En conclusion corrélation n'est pas causalité, et ultra vieillissement allemand ne signifie pas que France ou UK ne vieillissent pas dramatiquement: demandons à nos amis de l'Arrco, ou du régime de base de retraite ou du FRR ce qu'ils en constatent....De là à en déduire que bien que "jeune" par rapport à l'Allemagne, la France serait également capable d'égoïsme, courte vue etc....
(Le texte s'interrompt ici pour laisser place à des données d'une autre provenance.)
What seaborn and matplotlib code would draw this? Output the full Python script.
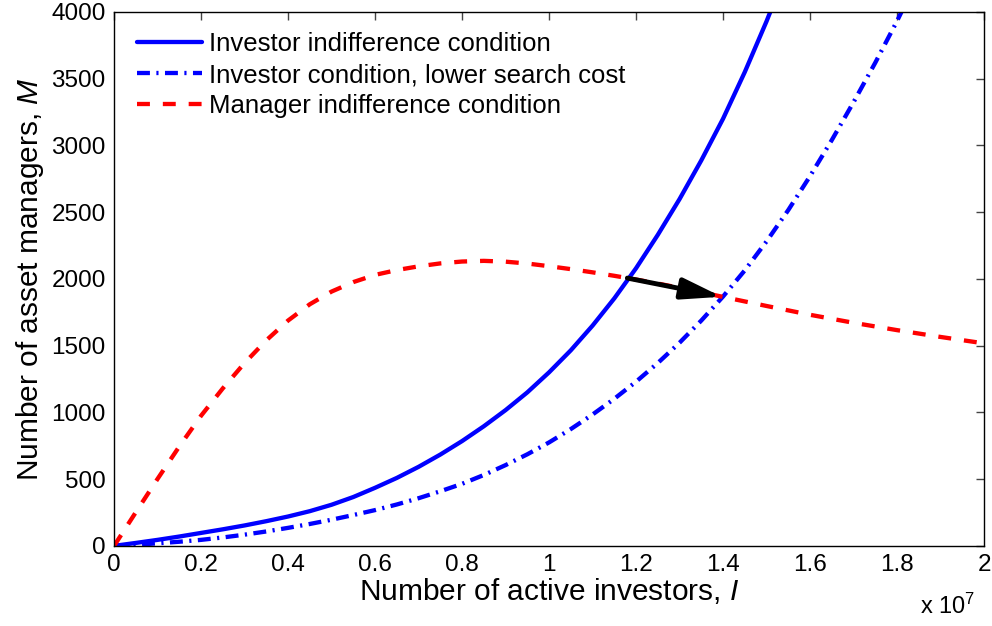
"""
Investor / manager indifference conditions (equilibrium shift with lower search cost)
"""
import numpy as np
import pandas as pd
import matplotlib
matplotlib.use("Agg")
import matplotlib.pyplot as plt
from matplotlib.ticker import FuncFormatter, MultipleLocator
import seaborn as sns

# ------------------------------------------------------------------
# Data (x in units of 1e7 active investors, y = number of asset managers)
# ------------------------------------------------------------------
inv_x = [0, 0.05, 0.1, 0.15, 0.2, 0.25, 0.3, 0.35, 0.4, 0.45, 0.5, 0.55, 0.6, 0.65,
         0.7, 0.75, 0.8, 0.85, 0.9, 0.95, 1.0, 1.05, 1.1, 1.15, 1.2, 1.25, 1.3,
         1.35, 1.4, 1.45, 1.5, 1.55]
inv_m = [0, 22, 45, 70, 97, 124, 153, 185, 220, 260, 308, 366, 435, 509,
         592, 684, 785, 896, 1017, 1150, 1300, 1465, 1650, 1854, 2080, 2330, 2598,
         2888, 3200, 3550, 3930, 4340]

low_x = [0, 0.05, 0.1, 0.15, 0.2, 0.25, 0.3, 0.35, 0.4, 0.45, 0.5, 0.55, 0.6, 0.65,
         0.7, 0.75, 0.8, 0.85, 0.9, 0.95, 1.0, 1.05, 1.1, 1.15, 1.2, 1.25, 1.3,
         1.35, 1.4, 1.45, 1.5, 1.55, 1.6, 1.65, 1.7, 1.75, 1.8, 1.85]
low_m = [0, 9, 19, 31, 45, 63, 84, 108, 135, 164, 196, 231, 268, 310,
         357, 409, 465, 531, 605, 686, 775, 875, 984, 1102, 1230, 1370, 1522,
         1688, 1868, 2064, 2281, 2516, 2770, 3040, 3324, 3620, 3932, 4267]

mgr_x = [0, 0.05, 0.1, 0.15, 0.2, 0.25, 0.3, 0.35, 0.4, 0.45, 0.5, 0.55, 0.6, 0.65,
         0.7, 0.75, 0.8, 0.85, 0.9, 0.95, 1.0, 1.05, 1.1, 1.15, 1.2, 1.25, 1.3,
         1.35, 1.4, 1.5, 1.6, 1.7, 1.8, 1.9, 2.0]
mgr_m = [0, 252, 502, 745, 975, 1180, 1370, 1540, 1688, 1810, 1905, 1976, 2030, 2066,
         2094, 2116, 2130, 2135, 2129, 2115, 2095, 2073, 2049, 2023, 1995, 1965, 1933,
         1900, 1865, 1797, 1731, 1671, 1616, 1565, 1517]

# equilibrium before / after the drop in search cost
eq_old = (1.18, 2006)
eq_new = (1.397, 1866)

labels = ["Investor indifference condition",
          "Investor condition, lower search cost",
          "Manager indifference condition"]

# ------------------------------------------------------------------
# Style
# ------------------------------------------------------------------
sns.set_theme(style="white")
plt.rcParams["font.family"] = ["Liberation Sans", "DejaVu Sans"]
plt.rcParams["mathtext.fontset"] = "custom"
plt.rcParams["mathtext.rm"] = "Liberation Sans"
plt.rcParams["mathtext.it"] = "Liberation Sans:italic"
for key in ["text.color", "axes.labelcolor", "xtick.color", "ytick.color"]:
    plt.rcParams[key] = "black"

fig = plt.figure(figsize=(9.92, 6.26), dpi=100)
ax = fig.add_axes([0.115, 0.128, 0.877, 0.853])

lw = 3.1
sns.lineplot(x=inv_x, y=inv_m, ax=ax, color="#0000ff", lw=lw, label=labels[0],
             sort=False, estimator=None)
sns.lineplot(x=low_x, y=low_m, ax=ax, color="#0000ff", lw=lw, label=labels[1],
             linestyle=(0, (3.0, 1.5, 0.5, 1.5)), sort=False, estimator=None)
sns.lineplot(x=mgr_x, y=mgr_m, ax=ax, color="#ff0000", lw=lw, label=labels[2],
             linestyle=(0, (3.0, 3.0)), sort=False, estimator=None)

ax.annotate("", xy=eq_new, xytext=eq_old,
            arrowprops=dict(arrowstyle="-|>,head_length=1.2,head_width=0.32",
                            mutation_scale=20, lw=3.5, color="black",
                            shrinkA=0, shrinkB=0))

ax.set_xlim(0, 2)
ax.set_ylim(0, 4000)
ax.xaxis.set_major_locator(MultipleLocator(0.2))
ax.yaxis.set_major_locator(MultipleLocator(500))
ax.xaxis.set_major_formatter(FuncFormatter(lambda v, p: f"{v:g}"))
ax.yaxis.set_major_formatter(FuncFormatter(lambda v, p: f"{v:g}"))
ax.tick_params(direction="in", length=6, width=1, color="#444444", labelsize=17.5,
               labelcolor="black", top=True, right=True, pad=6)
for s in ax.spines.values():
    s.set_color("black")
    s.set_linewidth(1.0)

ax.set_xlabel("Number of active investors, $I$", fontsize=21.5, labelpad=0)
ax.set_ylabel("Number of asset managers, $M$", fontsize=21.5, labelpad=4)
fig.text(0.983, 0.012, r"x 10$^7$", fontsize=17, ha="right", va="bottom")

ax.legend(loc="upper left", frameon=False, fontsize=18.5, handlelength=2.5,
          handletextpad=0.3, labelspacing=0.28, borderaxespad=0.3,
          bbox_to_anchor=(0.006, 0.996))

fig.savefig("out.png", dpi=100)
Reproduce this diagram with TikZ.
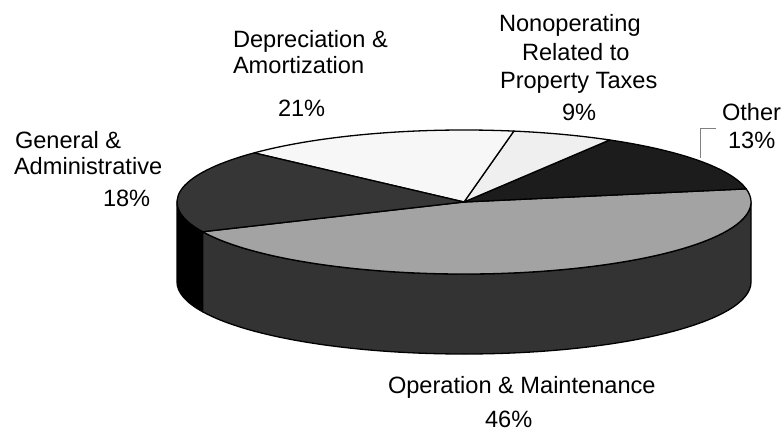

Si pour ma part je devais avoir peur de l'Allemagne, ce serait parce qu'elle a un outil formel et informel de planification et action économique stratégique assis sur les capacités diplomatiques de très haut niveau de ses entreprises, groupées, les PME bénéficiant des relations des très grands groupes, de son appareil d'état fédéral mais aussi local. Et j'aurais peur de penser cocorico quand le soleil se couche sur l'Atlantique et va se lever sur l'Est, là où l'Allemagne ne regarde plus: elle agit. Dans 'capitalisme rhénan' tous voient l'antithèse d'anglo-saxon:il y a bien capitalisme, pourtant, le rentier allemand a moins de soucis à se faire que le jeune allemand en contrat précaire, qui a moins de souci à se faire que le jeune français qui brigue un interim, ou l'espagnol qui ne brigue plus rien. Et dans quelques décennies? Il n'est pas certain que le rejet des Allemands désormais affiché en France au niveau des dirigeants politiques (aussi exagéré que l'admiration passée, qui d'ailleurs n'était que le reflet inversé d'un même complexe) nous incline à faire les bons choix. Car nous sommes à l'heure des choix. Alors BaE et ses marchés et technologies tournés vers le monde US... c'est à voir, je ne suis pas compétent.

Guten Tag Her Doktor

3. Le mardi 23 octobre 2012, 22:33 par yves cadiou

J’ai cliqué sur le lien à droite de la photo (source) et je suis tombé sur un article intéressant, deux pages que je vous résume en trois phrases qui l’appauvrissent certainement : nous, pays développés, aurions tort de nous conformer à l’idée américaine selon laquelle le Nord trouvera toujours au Sud (et aussi à l’Est dans le cas de l’Europe) la main d’œuvre qu’il lui faut ; ceci parce que, toujours et partout, l’élévation du niveau de vie produit une baisse de la natalité ; le niveau de vie du Sud et de l’Est augmente rapidement, laissant prévoir un ralentissement de la démographie et donc de la ressource en main d’œuvre.
Les quelques considérations de cet article sur une future pénurie pétrolière me laissent dubitatif, mais le point de vue sur la démographie mondiale, nouveau pour moi, est assez convaincant et mérite l’attention des lecteurs d’égea.